Kathiawar State Railway

Overview
- Headquarters: Surendranagar
- Locale: Kathiawar, British India
- Dates of operation: 1898–1948
- Successor: Bhavnagar State Railway

Technical
- Track gauge: 1,000 mm (3 ft 3+3⁄8 in) metre gauge

= Kathiawar State Railway =

Kathiawar State Railway was a metre gauge railway built by the Kathiawar State. The railway opened in December 1880. The railway ran from Wadhwan on the south side of the Bhogavo River (facing Surendranagar) to the docks at Bhavnagar. It was also known as the Surendranagar–Bhavnagar Railway.
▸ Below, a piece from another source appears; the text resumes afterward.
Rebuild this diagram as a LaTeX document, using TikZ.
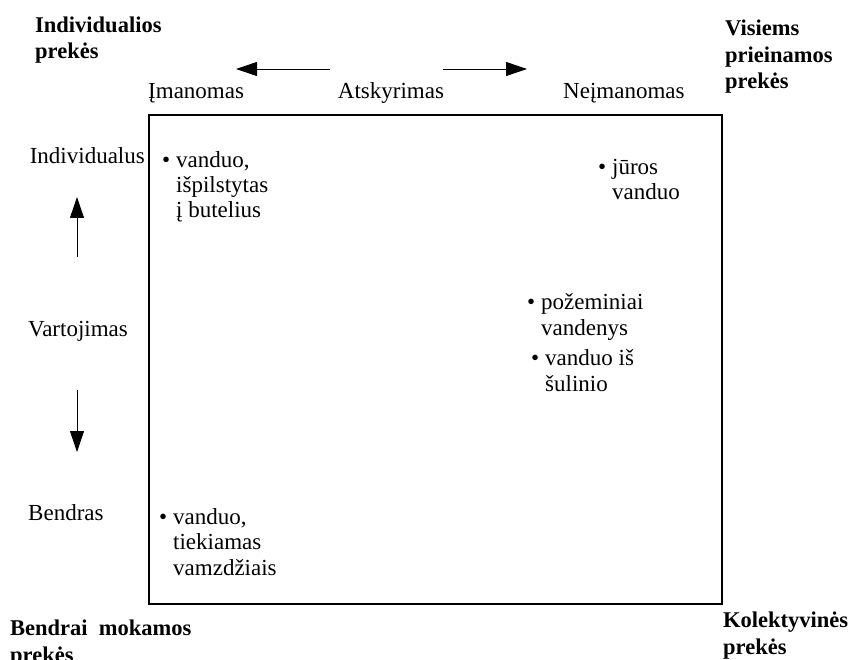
\documentclass[tikz,border=0pt]{standalone}
\usepackage{fontspec}
\setmainfont{Liberation Serif}
\usetikzlibrary{arrows.meta}
\begin{document}
\begin{tikzpicture}[x=1pt,y=-1pt,
  lbl/.style={inner sep=0pt,anchor=base west,align=left,font=\fontsize{23}{25.3}\selectfont},
  bold/.style={inner sep=0pt,anchor=base west,align=left,font=\fontsize{22.5}{26.5}\selectfont\bfseries},
  arr/.style={line width=0.9pt,-{Triangle[length=21pt,width=14pt]}},
  frame/.style={line width=2pt}]
\useasboundingbox (0,0) rectangle (848,660);
% frame
\coordinate (tl) at (149,115);
\coordinate (br) at (722,604);
\draw[frame] (tl) rectangle (br);
% corner labels (anchor = baseline of last line)
\node[bold] (ip) at (35,59) {Individualios\\prekės};
\node[bold] (vp) at (725,89) {Visiems\\prieinamos\\prekės};
\node[bold] (bm) at (10,662) {Bendrai\ \ mokamos\\prekės};
\node[bold] (kp) at (723,654) {Kolektyvinės\\prekės};
% top axis
\node[lbl] (im) at (148,99) {Įmanomas};
\node[lbl,anchor=base] (at) at (391,99) {Atskyrimas};
\node[lbl] (ne) at (563,99) {Neįmanomas};
\coordinate (la) at (330,69);
\coordinate (lt) at (236,69);
\coordinate (ra) at (443,69);
\coordinate (rt) at (527,69);
\draw[arr] (la) -- (lt);
\draw[arr] (ra) -- (rt);
% left axis
\node[lbl,anchor=base east] (in) at (145,164) {Individualus};
\node[lbl] (va) at (28,336) {Vartojimas};
\node[lbl] (be) at (28,520) {Bendras};
\coordinate (ua) at (77,257);
\coordinate (ut) at (77,197);
\coordinate (da) at (77,390);
\coordinate (dt) at (77,452);
\draw[arr] (ua) -- (ut);
\draw[arr] (da) -- (dt);
% items (anchor = baseline of last line)
\node[lbl] (b1) at (176,218) {\llap{\textbullet\hspace{6pt}}vanduo,\\išpilstytas\\į butelius};
\node[lbl] (b2) at (612,200) {\llap{\textbullet\hspace{6pt}}jūros\\vanduo};
\node[lbl] (b3) at (541,335) {\llap{\textbullet\hspace{6pt}}požeminiai\\vandenys};
\node[lbl] (b4) at (545,391) {\llap{\textbullet\hspace{6pt}}vanduo iš\\šulinio};
\node[lbl] (b5) at (173,575) {\llap{\textbullet\hspace{6pt}}vanduo,\\tiekiamas\\vamzdžiais};
\end{tikzpicture}
\end{document}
This railway later merged with Bhavnagar State Railway.

==Personnel==
The records show the following deployed to the 'Kathiawar State Railway'
- Trevredyn Rashleigh Wynne deployed from the Railway Branch of the Public Works Department, 1879–83, to the Kathiawar State Railway as Assistant Engineer, later promoted to Executive Engineer.
- John Edwin Dallas, Assistant Engineer, also from the railway Branch was P.A. to the Engineer-in-Chief Kathiawar State Railway, from 1881.
- Ernest Ifill Shadbolt, also from the railway Branch was Executive Engineer, Kathiawar State Railway, 1887–91.

==Conversion to broad gauge==
The railway was converted to broad gauge by 2003.